* **PROBLEM TO SOLVE**
Gather all lines in the records below that include the word "this".

* **DATASET ROWS**
================================

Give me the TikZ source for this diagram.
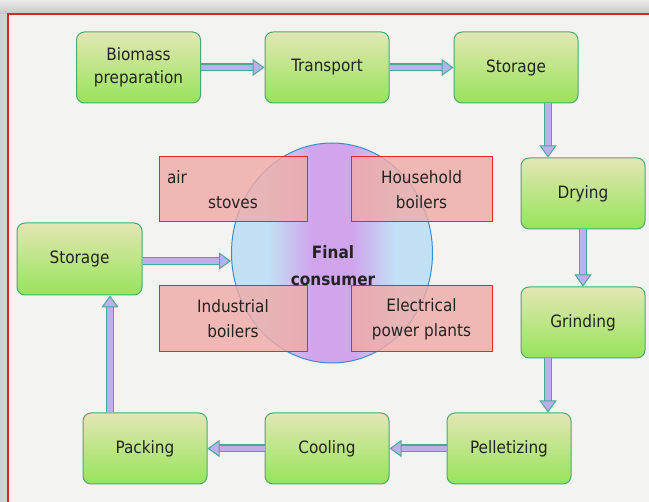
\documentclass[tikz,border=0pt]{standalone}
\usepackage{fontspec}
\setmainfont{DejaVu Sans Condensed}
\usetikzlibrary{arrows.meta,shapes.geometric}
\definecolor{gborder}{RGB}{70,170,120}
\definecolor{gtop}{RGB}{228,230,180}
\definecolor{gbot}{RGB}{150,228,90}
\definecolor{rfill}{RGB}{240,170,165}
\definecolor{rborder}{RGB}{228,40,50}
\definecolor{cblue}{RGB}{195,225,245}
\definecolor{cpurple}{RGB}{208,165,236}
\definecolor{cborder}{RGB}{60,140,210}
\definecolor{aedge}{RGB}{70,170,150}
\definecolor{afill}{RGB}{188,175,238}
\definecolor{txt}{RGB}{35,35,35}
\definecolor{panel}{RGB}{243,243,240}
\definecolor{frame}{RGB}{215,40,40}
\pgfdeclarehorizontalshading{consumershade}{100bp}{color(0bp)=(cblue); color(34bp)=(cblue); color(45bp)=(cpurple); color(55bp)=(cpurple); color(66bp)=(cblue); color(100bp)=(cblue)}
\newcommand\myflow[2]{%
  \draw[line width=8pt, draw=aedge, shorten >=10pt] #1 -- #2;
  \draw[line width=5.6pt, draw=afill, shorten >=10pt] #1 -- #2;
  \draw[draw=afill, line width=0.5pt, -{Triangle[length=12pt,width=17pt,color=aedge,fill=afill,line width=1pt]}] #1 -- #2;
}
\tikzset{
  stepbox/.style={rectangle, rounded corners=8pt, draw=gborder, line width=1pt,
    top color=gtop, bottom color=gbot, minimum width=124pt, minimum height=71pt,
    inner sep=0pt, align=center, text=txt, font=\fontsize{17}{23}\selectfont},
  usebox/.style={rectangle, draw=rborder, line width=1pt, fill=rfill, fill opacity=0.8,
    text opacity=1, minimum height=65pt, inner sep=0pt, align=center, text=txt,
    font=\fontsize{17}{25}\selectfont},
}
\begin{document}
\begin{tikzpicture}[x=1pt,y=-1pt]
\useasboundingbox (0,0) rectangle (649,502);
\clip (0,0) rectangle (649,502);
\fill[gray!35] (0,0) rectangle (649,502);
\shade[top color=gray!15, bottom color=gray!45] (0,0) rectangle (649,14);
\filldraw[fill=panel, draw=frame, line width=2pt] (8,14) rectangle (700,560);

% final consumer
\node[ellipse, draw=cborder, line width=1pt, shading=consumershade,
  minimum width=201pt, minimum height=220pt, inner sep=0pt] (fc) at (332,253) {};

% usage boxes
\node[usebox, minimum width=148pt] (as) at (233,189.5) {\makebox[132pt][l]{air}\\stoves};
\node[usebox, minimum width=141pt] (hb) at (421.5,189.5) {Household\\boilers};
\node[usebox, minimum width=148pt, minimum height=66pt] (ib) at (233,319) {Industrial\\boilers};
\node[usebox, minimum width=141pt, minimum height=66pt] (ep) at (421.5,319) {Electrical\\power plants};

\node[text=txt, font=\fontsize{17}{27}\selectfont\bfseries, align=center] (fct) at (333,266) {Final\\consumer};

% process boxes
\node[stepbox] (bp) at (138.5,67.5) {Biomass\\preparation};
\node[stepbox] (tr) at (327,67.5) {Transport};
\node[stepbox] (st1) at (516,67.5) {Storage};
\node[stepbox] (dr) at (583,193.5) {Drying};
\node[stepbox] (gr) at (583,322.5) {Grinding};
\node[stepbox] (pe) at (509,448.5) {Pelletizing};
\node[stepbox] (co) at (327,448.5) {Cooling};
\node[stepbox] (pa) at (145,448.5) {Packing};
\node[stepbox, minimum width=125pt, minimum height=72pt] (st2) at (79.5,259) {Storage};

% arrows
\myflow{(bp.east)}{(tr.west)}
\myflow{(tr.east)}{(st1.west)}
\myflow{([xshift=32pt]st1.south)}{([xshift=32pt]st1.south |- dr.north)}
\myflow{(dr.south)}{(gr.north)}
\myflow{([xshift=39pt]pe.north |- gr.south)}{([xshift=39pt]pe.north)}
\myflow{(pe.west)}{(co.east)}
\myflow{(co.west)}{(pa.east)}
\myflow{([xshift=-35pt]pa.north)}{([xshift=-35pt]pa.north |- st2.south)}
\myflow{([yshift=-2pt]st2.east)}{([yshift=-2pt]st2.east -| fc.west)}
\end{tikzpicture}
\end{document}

================================

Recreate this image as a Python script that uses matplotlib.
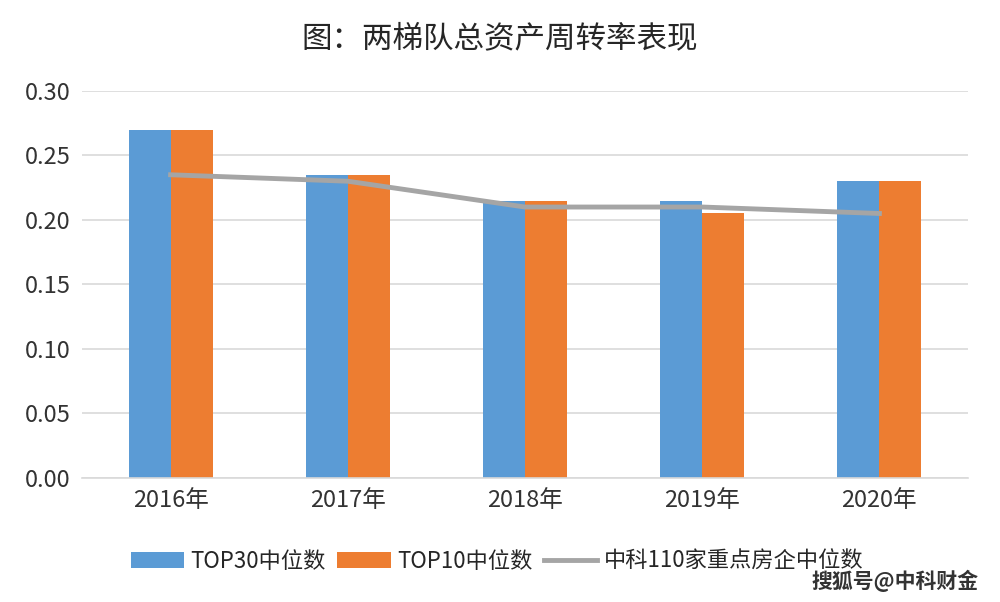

================================

* **WRITTEN ANSWER**
Give me the TikZ source for this diagram.
Recreate this image as a Python script that uses matplotlib.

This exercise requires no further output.